Silver Lake is located in Wyoming County, New York. Anglers can catch Largemouth Bass, Walleye, Northern Pike, Bluegill, Pumpkinseed, Yellow Perch, Black Crappie, and Brown Bullhead.
Silver Lake is a balanced and productive fishery providing angling for largemouth bass, walleye, northern pike and several species of panfish. Dense beds of aquatic vegetation, particularly at the north and south ends, provide excellent habitat for bass and other predator and prey fish species. Anglers should note that the lake can experience oxygen depletion below depths of 20 feet from June-September.
Panfish: Silver Lake's most common panfish include bluegill, pumpkinseed, yellow perch, black crappie and brown bullhead. Bluegill and pumpkinseed are abundant and provide good action year-round, especially during ice fishing season. Yellow perch fishing has improved in recent years, and DEC surveys have shown yellow perch at very high abundance. Black crappie are generally present in lower numbers. However, anglers see good crappie action during late ice and after ice-out.

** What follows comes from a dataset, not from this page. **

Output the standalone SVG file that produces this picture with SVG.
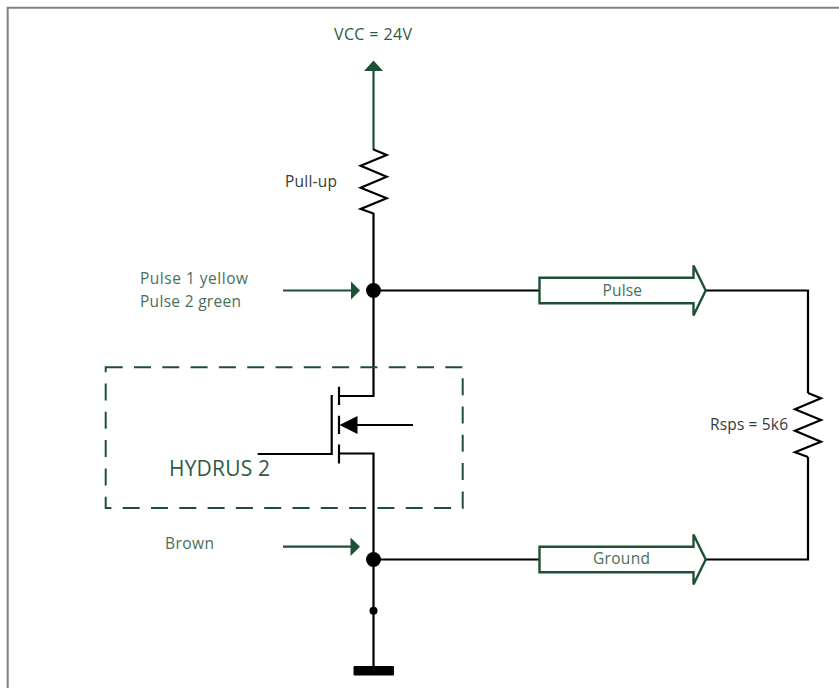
<svg xmlns="http://www.w3.org/2000/svg" width="839" height="688" viewBox="0 0 839 688">
<style>
text{font-family:"Open Sans","Noto Sans","Liberation Sans",sans-serif;font-size:15.5px}
.g{fill:#4a7058}.d{fill:#2f5a45}.k{fill:#3a3a3a}
.w{fill:none;stroke:#000;stroke-width:2.2;stroke-linejoin:miter}
.gl{fill:none;stroke:#1f5035;stroke-width:2.2}
.ba{fill:#fff;stroke:#1f5035;stroke-width:2.4;stroke-linejoin:miter}
.gf{fill:#1f5035}
</style>
<rect x="0" y="0" width="839" height="688" fill="#fff"/>
<path d="M7.7 688V7.7H839" fill="none" stroke="#808080" stroke-width="2"/>
<g id="connectors">
<path class="gl" d="M373.5 150V68"/>
<path class="w" d="M373.5 213V396H339M339 453.5H373.5V666M373.5 290.5H540M706 290.5H808V393M808 457V559.5H706M373.5 559.5H540"/>
<path class="gl" d="M283 290.5H353M283 546.7H353"/>
</g>
<g id="vcc">
<polygon class="gf" points="373.5,60.5 383,71 364,71"/>
<text class="d" x="334" y="40" textLength="78" style="font-size:16px">VCC = 24V</text>
</g>
<g id="pullup">
<polyline class="w" points="373.5,149.5 386.7,155 360.7,165.7 386.7,176.7 360.7,187.7 386.7,198.3 360.7,209 373.5,213.5"/>
<text class="k" x="285" y="187" textLength="52">Pull-up</text>
</g>
<g id="pulse-input">
<polygon class="gf" points="360,290.5 351,281.5 351,299.5"/>
<text class="g" x="140" y="284" textLength="108">Pulse 1 yellow</text>
<text class="g" x="140" y="307" textLength="101">Pulse 2 green</text>
</g>
<g id="node-pulse"><circle cx="373.5" cy="290.5" r="7.5"/></g>
<g id="hydrus">
<rect x="105.7" y="367.3" width="357" height="140.7" fill="none" stroke="#1f5035" stroke-width="2" stroke-dasharray="17 11.3"/>
<text class="d" x="169" y="476" textLength="101" style="font-size:21px">HYDRUS 2</text>
</g>
<g id="mosfet">
<path class="w" d="M339 386.7V405M339 415.7V434M339 444.5V463.5M331.7 395V454H257.7M413 425H356"/>
<polygon points="339.5,425 357.5,416 357.5,434"/>
</g>
<g id="brown-input">
<polygon class="gf" points="360,546.7 350.5,537.5 350.5,556"/>
<text class="g" x="165" y="549.3" textLength="49">Brown</text>
</g>
<g id="node-ground"><circle cx="373.5" cy="559.5" r="7.5"/></g>
<g id="test-point"><circle cx="373.5" cy="610.7" r="4"/></g>
<g id="ground-bar"><rect x="353.5" y="666" width="40.5" height="9.5" rx="1"/></g>
<g id="pulse-arrow">
<polygon class="ba" points="539.5,277.7 693.5,277.7 693.5,265.5 705.7,290.5 693.5,315.5 693.5,303.3 539.5,303.3"/>
<text class="g" x="602.5" y="295.5" textLength="39.5">Pulse</text>
</g>
<g id="rsps">
<polyline class="w" points="808,393 821,398.3 795,409.3 821,420 795,430.7 821,441.7 795,452.3 808,457"/>
<text class="k" x="710" y="430" textLength="78">Rsps = 5k6</text>
</g>
<g id="ground-arrow">
<polygon class="ba" points="539.5,546.7 693.5,546.7 693.5,534.5 705.7,559.5 693.5,584.5 693.5,572.3 539.5,572.3"/>
<text class="g" x="593" y="564" textLength="57">Ground</text>
</g>
</svg>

Live baits such as minnows and worms usually produce the best perch and sunfish catches, but small jigs and lures also work well. Bullhead are most active after sunset and can be taken using nightcrawlers and scented baits, especially in spring.
Northern Pike and Walleye: Walleye were successfully restored in Silver Lake through a fingerling stocking program initiated by the DEC in 1983. The stocking program was discontinued in 1996, and the walleye population has since been sustained by natural reproduction. Walleye from 14 different year classes were collected in a recent DEC survey, confirming a self-sustaining population with a strong year class structure. Walleye are moderately abundant in Silver Lake and have good growth rates, reaching legal size (15 inches) in their 3rd summer. Popular lures for walleye in Silver Lake are floating minnow imitation stickbaits or jigs tipped with bait. Try casting into shallow weedy areas at night. Trolling with a minnow imitation lure or a worm harness is also a good technique.
Northern pike, which reproduce naturally, provide anglers with the opportunity for a true trophy. Northern pike in Silver Lake can exceed 35 inches in length, although fish 18 - 25 inches are much more common. Large, live minnows or 8 - 12 inch minnow imitation stickbaits will take some nice fish.
Largemouth Bass: Largemouth bass are fairly abundant in Silver Lake and exhibit moderate growth rates. There are good numbers of bass in the 12 - 15 inch size group, with decent numbers of 16"+ bass roaming the lake. The lake's abundant forage and dense aquatic vegetation beds offer excellent cover for largemouth bass, and anglers should not pass up these areas. Bass anglers frequently have success with spinner baits, surface plugs, plastic worms, crank baits and live bait, such as crayfish and shiners.